* BEGIN Working data *

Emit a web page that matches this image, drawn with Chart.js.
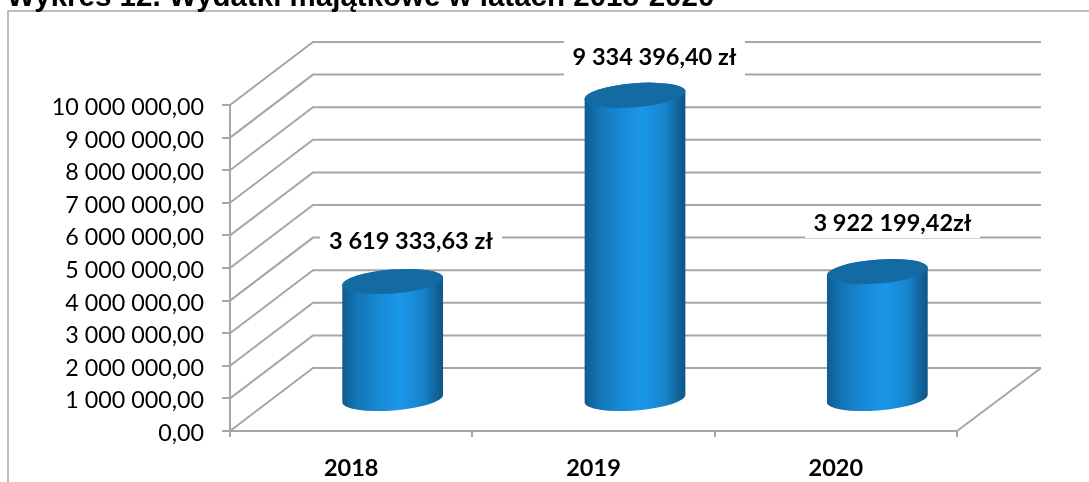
<!DOCTYPE html>
<html lang="pl">
<head>
<meta charset="utf-8">
<title>Wykres 12</title>
<script src="https://cdn.jsdelivr.net/npm/chart.js@4"></script>
<style>
  html, body { margin: 0; background: #fff; overflow: hidden; }
  #wrap { position: relative; width: 1089px; height: 482px; overflow: hidden; }
  #title { position: absolute; left: 7px; top: -21px; font: bold 29.5px "Liberation Sans", Arial, sans-serif; color: #000; white-space: nowrap; }
  canvas { position: absolute; left: 0; top: 0; }
</style>
</head>
<body>
<div id="wrap">
  <canvas id="chart" width="1089" height="482"></canvas>
  <div id="title">Wykres 12. Wydatki majątkowe w latach 2018-2020</div>
</div>
<script>
const years = ['2018', '2019', '2020'];
const spending = [3619333.63, 9334396.40, 3922199.42];
const valueLabels = ['3 619 333,63 zł', '9 334 396,40 zł', '3 922 199,42zł'];
const tickLabels = ['0,00', '1 000 000,00', '2 000 000,00', '3 000 000,00', '4 000 000,00', '5 000 000,00',
  '6 000 000,00', '7 000 000,00', '8 000 000,00', '9 000 000,00', '10 000 000,00'];

const GRID = '#a6a6a6';
const FONT = 'Lato, Carlito, sans-serif';
// depth of the fake 3D box, in pixels
const DEPTH_X = 83;
const DEPTH_Y = 63;

const box3d = {
  id: 'box3d',
  beforeDraw(chart) {
    const { ctx, scales: { x, y } } = chart;
    ctx.save();
    // outer chart frame, only top and left are visible on the page
    ctx.strokeStyle = '#a6a6a6';
    ctx.lineWidth = 1.5;
    ctx.beginPath();
    ctx.moveTo(8, 482);
    ctx.lineTo(8, 11);
    ctx.lineTo(1089, 11);
    ctx.stroke();

    // gridlines run along the side wall and then the back wall
    ctx.strokeStyle = GRID;
    ctx.lineWidth = 2;
    y.ticks.forEach((t, i) => {
      const py = y.getPixelForTick(i);
      ctx.beginPath();
      ctx.moveTo(x.left, py);
      ctx.lineTo(x.left + DEPTH_X, py - DEPTH_Y);
      ctx.lineTo(x.right + DEPTH_X + 1, py - DEPTH_Y);
      ctx.stroke();
    });
    // right edge of the floor
    ctx.beginPath();
    ctx.moveTo(x.right, y.bottom);
    ctx.lineTo(x.right + DEPTH_X + 1, y.bottom - DEPTH_Y);
    ctx.stroke();
    ctx.restore();
  },
  afterDatasetsDraw(chart) {
    const { ctx } = chart;
    const bars = chart.getDatasetMeta(0).data;
    ctx.save();
    bars.forEach((bar, i) => {
      // the cylinder stands halfway into the box
      const cx = bar.x + DEPTH_X / 2;
      const topY = bar.y - DEPTH_Y / 2;
      const baseY = bar.base - DEPTH_Y / 2;
      const a = bar.width / 2;
      const b = 12;
      const rot = -4.5 * Math.PI / 180;

      const g = ctx.createLinearGradient(cx - a, 0, cx + a, 0);
      g.addColorStop(0, '#0e5c8e');
      g.addColorStop(0.14, '#1474b4');
      g.addColorStop(0.38, '#198bd8');
      g.addColorStop(0.58, '#1b97e8');
      g.addColorStop(0.8, '#1684cb');
      g.addColorStop(0.95, '#115f94');
      g.addColorStop(1, '#0f5585');
      ctx.fillStyle = g;
      ctx.beginPath();
      ctx.ellipse(cx, baseY, a, b, rot, 0, Math.PI);
      ctx.ellipse(cx, topY, a, b, rot, Math.PI, 2 * Math.PI);
      ctx.closePath();
      ctx.fill();

      ctx.fillStyle = '#146ba4';
      ctx.beginPath();
      ctx.ellipse(cx, topY, a, b, rot, 0, 2 * Math.PI);
      ctx.fill();
    });

    // value labels on white boxes
    const labelBoxes = [[320, 223, 182, 34], [564, 36, 181, 40], [805, 206, 175, 32]];
    ctx.font = 'bold 23.5px ' + FONT;
    ctx.textAlign = 'center';
    ctx.textBaseline = 'middle';
    valueLabels.forEach((txt, i) => {
      const [bx, by, bw, bh] = labelBoxes[i];
      ctx.fillStyle = '#fff';
      ctx.fillRect(bx, by, bw, bh);
      ctx.fillStyle = '#000';
      ctx.fillText(txt, bx + bw / 2, by + bh / 2 + 1);
    });
    ctx.restore();
  }
};

new Chart(document.getElementById('chart'), {
  type: 'bar',
  data: {
    labels: years,
    datasets: [{ data: spending, backgroundColor: 'rgba(0,0,0,0)', barPercentage: 0.417, categoryPercentage: 1 }],
  },
  options: {
    responsive: false,
    animation: false,
    layout: { padding: { top: 105, right: 132, bottom: 0, left: 0 } },
    plugins: { legend: { display: false }, tooltip: { enabled: false } },
    scales: {
      x: {
        afterFit: s => { s.height = 51; },
        grid: { offset: true, drawOnChartArea: false, color: GRID, lineWidth: 2, tickLength: 6 },
        border: { color: GRID, width: 2 },
        ticks: { color: '#000', font: { family: FONT, size: 23.5, weight: 'bold' }, padding: 17, maxRotation: 0 },
      },
      y: {
        min: 0,
        max: 10000000,
        afterFit: s => { s.width = 230; },
        grid: { drawOnChartArea: false, color: GRID, lineWidth: 2, tickLength: 8 },
        border: { color: GRID, width: 2 },
        ticks: {
          stepSize: 1000000,
          color: '#000',
          font: { family: FONT, size: 23.3, lineHeight: '5px' },
          padding: 18,
          // empty first line nudges the text down a little, like in the original
          callback: (v, i) => ['', tickLabels[i]],
        },
      },
    },
  },
  plugins: [box3d],
});
</script>
</body>
</html>
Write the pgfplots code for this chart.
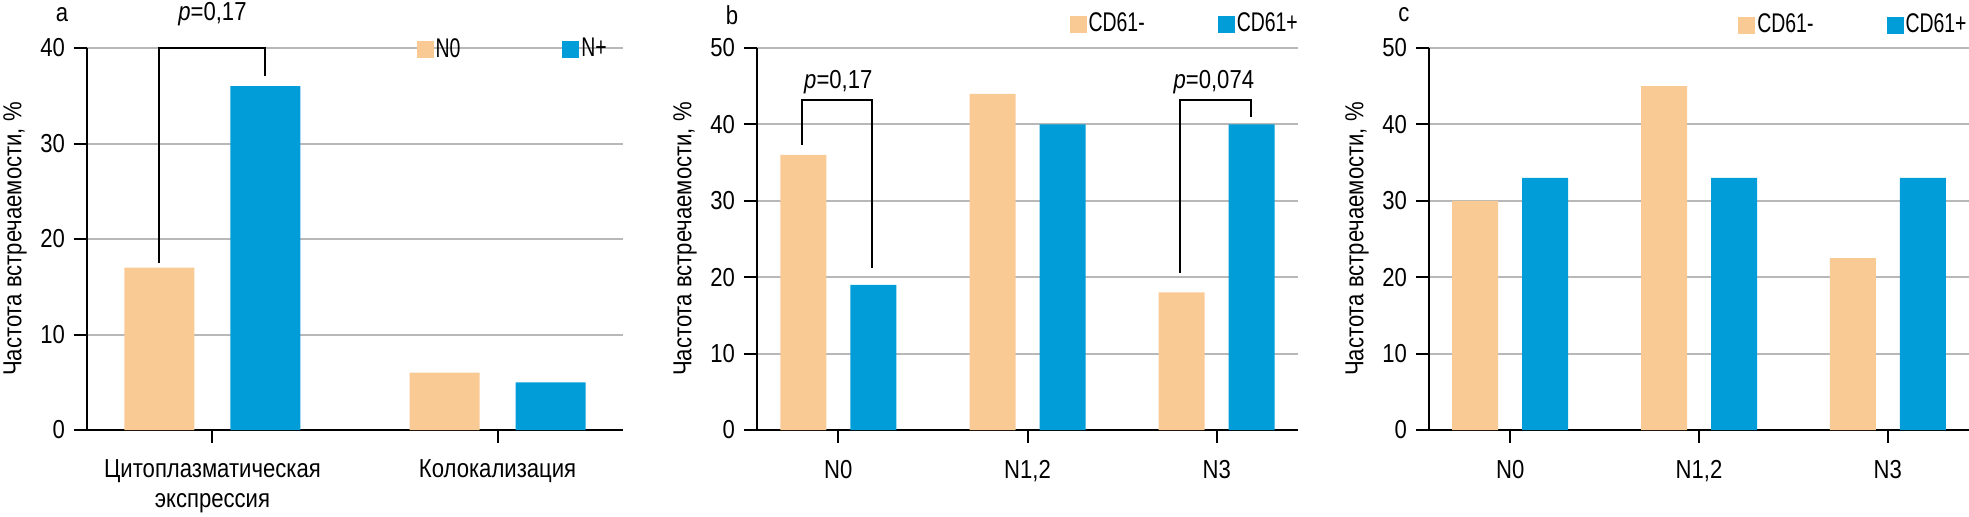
\documentclass[border=0pt]{standalone}
\usepackage{fontspec}
\setmainfont{Liberation Sans}[FakeStretch=0.85]
\newfontfamily\legfont{Liberation Sans}[FakeStretch=0.72]
\usepackage{pgfplots}
\pgfplotsset{compat=1.18}

\definecolor{cdneg}{HTML}{FACA94}
\definecolor{cdpos}{HTML}{009DD8}
\definecolor{gridgray}{HTML}{B8B8B8}

\pgfplotsset{
  panel/.style={
    scale only axis, anchor=south west,
    height=191pt, ymin=0,
    axis x line=bottom, axis y line=left,
    axis line style={-, line width=1pt, black},
    tick style={line width=1pt, black},
    tick align=outside, major tick length=6.5pt,
    ymajorgrids, grid style={gridgray, line width=1pt},
    /pgf/number format/assume math mode=true,
    ylabel={Частота встречаемости, \%},
    ylabel style={at={([xshift=-36pt]axis description cs:0,0.5)}, anchor=center},
    xticklabel style={yshift=-4pt},
    clip=false,
    legend style={draw=none, fill=none, legend columns=2, anchor=west,
      font={\fontsize{13.5pt}{15pt}\legfont}, nodes={inner sep=1pt}},
  },
  sq/.style={legend image code/.code={\fill[##1] (0pt,-4.25pt) rectangle (8.5pt,4.25pt);}},
}

\begin{document}
\fontsize{13pt}{15pt}\selectfont
\begin{tikzpicture}
\useasboundingbox (0,0) rectangle (984.5pt,258pt);

% a
\begin{axis}[panel, at={(43.5pt,43pt)}, width=268pt,
  xmin=-0.44, xmax=1.44, ymax=40, ytick={0,10,...,40},
  xtick={0,1}, xticklabels={{Цитоплазматическая\\экспрессия},{Колокализация}},
  xticklabel style={align=center},
  legend style={at={(0.603,0.996)}, /tikz/every even column/.append style={column sep=50pt}}]
\addplot[ybar, bar width=35pt, bar shift=-26.5pt, fill=cdneg, draw=none, sq] coordinates {(0,17) (1,6)};
\addplot[ybar, bar width=35pt, bar shift=26.5pt, fill=cdpos, draw=none, sq] coordinates {(0,36) (1,5)};
\legend{N0, N+}
\draw[line width=1pt] (axis cs:-0.186,17.5) -- (axis cs:-0.186,40) -- (axis cs:0.186,40) -- (axis cs:0.186,37.1);
\node at (axis cs:0,43.5) {{\itshape p}=0,17};
\end{axis}
\node at (31pt,250.5pt) {a};

% b
\begin{axis}[panel, at={(378.5pt,43pt)}, width=270.5pt,
  xmin=-0.43, xmax=2.43, ymax=50, ytick={0,10,...,50},
  xtick={0,1,2}, xticklabels={N0,{N1,2},N3},
  legend style={at={(0.566,1.062)}, /tikz/every even column/.append style={column sep=35.5pt}}]
\addplot[ybar, bar width=23pt, bar shift=-17.5pt, fill=cdneg, draw=none, sq] coordinates {(0,36) (1,44) (2,18)};
\addplot[ybar, bar width=23pt, bar shift=17.5pt, fill=cdpos, draw=none, sq] coordinates {(0,19) (1,40) (2,40)};
\legend{CD61-, CD61+}
\draw[line width=1pt] (axis cs:-0.19,37.3) -- (axis cs:-0.19,43.2) -- (axis cs:0.18,43.2) -- (axis cs:0.18,21.2);
\node at (axis cs:0,45.5) {{\itshape p}=0,17};
\draw[line width=1pt] (axis cs:1.804,20.5) -- (axis cs:1.804,43.2) -- (axis cs:2.18,43.2) -- (axis cs:2.18,41.0);
\node at (axis cs:1.985,45.5) {{\itshape p}=0,074};
\end{axis}
\node at (366pt,250.5pt) {b};

% c
\begin{axis}[panel, at={(714.5pt,43pt)}, width=270pt,
  xmin=-0.43, xmax=2.43, ymax=50, ytick={0,10,...,50},
  xtick={0,1,2}, xticklabels={N0,{N1,2},N3},
  legend style={at={(0.561,1.06)}, /tikz/every even column/.append style={column sep=35.5pt}}]
\addplot[ybar, bar width=23pt, bar shift=-17.5pt, fill=cdneg, draw=none, sq] coordinates {(0,30) (1,45) (2,22.5)};
\addplot[ybar, bar width=23pt, bar shift=17.5pt, fill=cdpos, draw=none, sq] coordinates {(0,33) (1,33) (2,33)};
\legend{CD61-, CD61+}
\end{axis}
\node at (702pt,250.5pt) {c};
\end{tikzpicture}
\end{document}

* END Working data *

Task prompt: Give again the lines from "Write the pgfplots code for this chart." to "(0,0) rectangle (984.5pt,258pt);" exactly, both of those lines included, and do not include any pictures.

Exercise result:
Write the pgfplots code for this chart.
\documentclass[border=0pt]{standalone}
\usepackage{fontspec}
\setmainfont{Liberation Sans}[FakeStretch=0.85]
\newfontfamily\legfont{Liberation Sans}[FakeStretch=0.72]
\usepackage{pgfplots}
\pgfplotsset{compat=1.18}

\definecolor{cdneg}{HTML}{FACA94}
\definecolor{cdpos}{HTML}{009DD8}
\definecolor{gridgray}{HTML}{B8B8B8}

\pgfplotsset{
  panel/.style={
    scale only axis, anchor=south west,
    height=191pt, ymin=0,
    axis x line=bottom, axis y line=left,
    axis line style={-, line width=1pt, black},
    tick style={line width=1pt, black},
    tick align=outside, major tick length=6.5pt,
    ymajorgrids, grid style={gridgray, line width=1pt},
    /pgf/number format/assume math mode=true,
    ylabel={Частота встречаемости, \%},
    ylabel style={at={([xshift=-36pt]axis description cs:0,0.5)}, anchor=center},
    xticklabel style={yshift=-4pt},
    clip=false,
    legend style={draw=none, fill=none, legend columns=2, anchor=west,
      font={\fontsize{13.5pt}{15pt}\legfont}, nodes={inner sep=1pt}},
  },
  sq/.style={legend image code/.code={\fill[##1] (0pt,-4.25pt) rectangle (8.5pt,4.25pt);}},
}

\begin{document}
\fontsize{13pt}{15pt}\selectfont
\begin{tikzpicture}
\useasboundingbox (0,0) rectangle (984.5pt,258pt);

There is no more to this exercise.